Yup! I'm basically in C, earn 105k/year but have about 45k in debt between auto and students loans between my wife and i (plus now a mortgage, but thats an investment to me, and honestly one I see gaining me money into the future, but still thats -300,000 added onto that.) Add up the savings, retirement and such, and minus it from the debt we have and we'd probably be like -20,000 net worth. But honestly its not a huge issue as most of that debt can be reduced in payment if tragidty strikes, we have coverage on things if we lose our jobs to insure the mortgage is covered, and we have enough in savings to help us float along for a few months while we secure new revenues. We're 29 years old, Its hard to have a high net worth at this age.
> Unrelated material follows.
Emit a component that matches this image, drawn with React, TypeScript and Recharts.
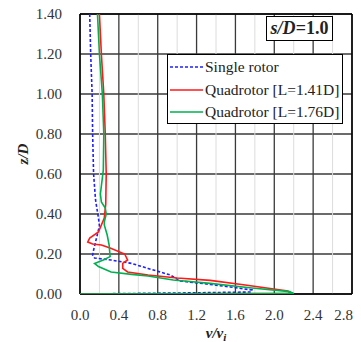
import React from "react";
import {
  ScatterChart,
  Scatter,
  XAxis,
  YAxis,
  CartesianGrid,
  ReferenceLine,
  Label,
} from "recharts";

const xTicks = [0, 0.4, 0.8, 1.2, 1.6, 2.0, 2.4, 2.8];
const xMinor = [0.2, 0.6, 1.0, 1.4, 1.8, 2.2, 2.6];
const yTicks = [0, 0.2, 0.4, 0.6, 0.8, 1.0, 1.2, 1.4];

const seriesNames = ["Single rotor", "Quadrotor [L=1.41D]", "Quadrotor [L=1.76D]"];

// [v/vi, z/D]
const singleRotor: [number, number][] = [
  [0.10, 1.40], [0.11, 1.20], [0.125, 1.00], [0.13, 0.80], [0.14, 0.60],
  [0.16, 0.47], [0.19, 0.38], [0.20, 0.34], [0.17, 0.28], [0.14, 0.22],
  [0.13, 0.195], [0.15, 0.18], [0.32, 0.17], [0.53, 0.153], [0.70, 0.128],
  [0.93, 0.095], [1.03, 0.065], [1.34, 0.048], [1.55, 0.035], [1.77, 0.02],
  [1.76, 0.01], [1.2, 0.006], [0, 0],
];

const quad141: [number, number][] = [
  [0.20, 1.40], [0.22, 1.20], [0.245, 1.00], [0.26, 0.80], [0.27, 0.60],
  [0.265, 0.45], [0.25, 0.38], [0.22, 0.345], [0.19, 0.31], [0.10, 0.28],
  [0.08, 0.26], [0.13, 0.25], [0.22, 0.245], [0.31, 0.23], [0.46, 0.20],
  [0.49, 0.17], [0.44, 0.153], [0.44, 0.128], [0.49, 0.11], [0.70, 0.095],
  [1.0, 0.08], [1.34, 0.068], [1.7, 0.045], [2.14, 0.015], [2.17, 0.004],
  [0, 0],
];

const quad176: [number, number][] = [
  [0.18, 1.40], [0.20, 1.20], [0.23, 1.00], [0.245, 0.80], [0.24, 0.62],
  [0.22, 0.54], [0.21, 0.50], [0.22, 0.46], [0.26, 0.43], [0.27, 0.40],
  [0.25, 0.36], [0.25, 0.345], [0.28, 0.295], [0.30, 0.245], [0.31, 0.187],
  [0.24, 0.17], [0.15, 0.153], [0.19, 0.137], [0.32, 0.11], [0.53, 0.098],
  [0.70, 0.09], [0.96, 0.07], [1.34, 0.053], [1.77, 0.03], [2.16, 0.012],
  [2.2, 0.002], [0, 0],
];

const toPts = (arr: [number, number][]) => arr.map(([v, z]) => ({ v, z }));

const colors = ["#1f1fff", "#ff1a1a", "#00b050"];
const dashes = ["3 2", undefined, undefined];

const FONT = "'Liberation Serif', 'Times New Roman', serif";

const NoShape = () => <g />;

const XTick = (props: any) => {
  const { x, y, payload, index } = props;
  const last = index === xTicks.length - 1;
  return (
    <text
      x={last ? x + 1 : x}
      y={y}
      dy="0.71em"
      textAnchor={last ? "end" : "middle"}
      fontFamily={FONT}
      fontSize={15}
      fill="#333"
    >
      {Number(payload.value).toFixed(1)}
    </text>
  );
};

const LegendBox = () => (
  <div
    style={{
      position: "absolute",
      left: 159,
      top: 54,
      width: 176,
      height: 70,
      boxSizing: "border-box",
      border: "1.5px solid #000",
      background: "#fff",
      fontFamily: FONT,
      fontSize: 15.5,
      color: "#222",
      paddingTop: 1,
    }}
  >
    {seriesNames.map((name, i) => (
      <div key={name} style={{ display: "flex", alignItems: "center", height: 22.5 }}>
        <svg width={35} height={10} style={{ marginLeft: 2 }}>
          <line
            x1={0}
            y1={5}
            x2={33}
            y2={5}
            stroke={colors[i]}
            strokeWidth={1.6}
            strokeDasharray={dashes[i]}
          />
        </svg>
        <span style={{ whiteSpace: "nowrap" }}>{name}</span>
      </div>
    ))}
  </div>
);

const XTitle = (props: any) => {
  const { viewBox } = props;
  const cx = viewBox.x + viewBox.width / 2;
  return (
    <text
      x={cx}
      y={338}
      textAnchor="middle"
      fontFamily={FONT}
      fontSize={15}
      fontWeight="bold"
      fontStyle="italic"
      fill="#222"
    >
      v/v
      <tspan fontSize={11} dy={3}>
        i
      </tspan>
    </text>
  );
};

const YTitle = (props: any) => {
  const { viewBox } = props;
  const cy = viewBox.y + viewBox.height / 2;
  return (
    <text
      x={20}
      y={cy}
      transform={`rotate(-90, 20, ${cy})`}
      textAnchor="middle"
      fontFamily={FONT}
      fontSize={15}
      fontWeight="bold"
      fontStyle="italic"
      fill="#222"
    >
      z/D
    </text>
  );
};

export default function App() {
  const series = [singleRotor, quad141, quad176];
  return (
    <div style={{ position: "relative", width: 345, height: 342, marginTop: -8 }}>
      <ScatterChart
        width={345}
        height={342}
        margin={{ top: 14, right: 1, bottom: 0, left: 0 }}
      >
        {xMinor.map((x) => (
          <ReferenceLine key={"m" + x} x={x} stroke="#dcdcdc" strokeWidth={1} />
        ))}
        <CartesianGrid stroke="#3a3a3a" strokeWidth={1.3} />
        <XAxis
          type="number"
          dataKey="v"
          domain={[0, 2.8]}
          ticks={xTicks}
          tick={<XTick />}
          tickLine={false}
          tickMargin={9}
          axisLine={{ stroke: "#000", strokeWidth: 1.5 }}
          height={48}
          allowDataOverflow
          interval={0}
        >
          <Label content={<XTitle />} />
        </XAxis>
        <YAxis
          type="number"
          dataKey="z"
          domain={[0, 1.4]}
          ticks={yTicks}
          tickFormatter={(t: number) => t.toFixed(2)}
          tick={{ fontFamily: FONT, fontSize: 15, fill: "#333" }}
          tickLine={false}
          tickMargin={12}
          axisLine={{ stroke: "#000", strokeWidth: 1.5 }}
          width={72}
          allowDataOverflow
          interval={0}
        >
          <Label content={<YTitle />} />
        </YAxis>
        <ReferenceLine x={2.8} stroke="#000" strokeWidth={1.5} />
        <ReferenceLine y={1.4} stroke="#000" strokeWidth={1.5} />
        {series.map((s, i) => (
          <Scatter
            key={seriesNames[i]}
            name={seriesNames[i]}
            data={toPts(s)}
            fill={colors[i]}
            line={{ stroke: colors[i], strokeWidth: 1.6, strokeDasharray: dashes[i] }}
            lineJointType="linear"
            shape={<NoShape />}
            isAnimationActive={false}
          />
        ))}
      </ScatterChart>
      <LegendBox />
      <div
        style={{
          position: "absolute",
          left: 258,
          top: 16,
          width: 67,
          height: 25,
          boxSizing: "border-box",
          border: "1.5px solid #000",
          background: "#fff",
          fontFamily: FONT,
          fontSize: 18,
          fontWeight: "bold",
          color: "#222",
          textAlign: "center",
          lineHeight: "22px",
        }}
      >
        <i>s/D</i>=1.0
      </div>
    </div>
  );
}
Okay but this doesn't dismiss the argument that financial burdens within a country should be fixed so that people who gain the most from society should pay the most back in.
...
If anyone needs me, I'll be crying in the corner.
>.>
There there...Im income A with the debt of B
Edit: dat typoo
There there...Im income A with the debt of B
Edit: dat typoo
I was just about to point it out too! ... and then I remembered how bad my grammar and spelling are..
Yup! I'm basically in C, earn 105k/year but have about 45k in debt between auto and students loans between my wife and i (plus now a mortgage, but thats an investment to me, and honestly one I see gaining me money into the future, but still thats -300,000 added onto that.) Add up the savings, retirement and such, and minus it from the debt we have and we'd probably be like -20,000 net worth. But honestly its not a huge issue as most of that debt can be reduced in payment if tragidty strikes, we have coverage on things if we lose our jobs to insure the mortgage is covered, and we have enough in savings to help us float along for a few months while we secure new revenues. We're 29 years old, Its hard to have a high net worth at this age.
One caveat here. Take it for what it's worth here, an opinion:
IMHO, It's an investment if you intend to use that property to produce income/cash flows or certain your property will appreciate in the time horizon in which you sell. Otherwise, with the ebb and flow of the real estate markets, calling your primary home an investment is a highly risky move.
Oh I know, I dont consider it a primary investment at all, by using the term investment I simply mean that I expect the value of it to offset its current negative value towards my net worth. I'd never put all my eggs in one basket (my house). Really I see my house as my home, I'm likely to put more money into it than I'll ever get out of it, but thats a Quality of Life thing and it has its own value (thats worth more than money sometimes). When choosing the home I did try to insure I picked the "safest" bet in terms of value/future growth potential. But its still highly volitile. I choose to live in Frisco because I felt the property had the best chance of increasing in value in time.
Regardless, you are absolutely right.
With the manner in which the financial collapse occurred, I'm very precarious of people who call their primary home an investment.
Naturally, I like to play the wet blanket and remind them of that. I do this with my parents way too often.
I am going to pick a nit here, but the people who gain the most from society DO pay the most in taxes by a long margin. They just do not pay the largest percentage of their income.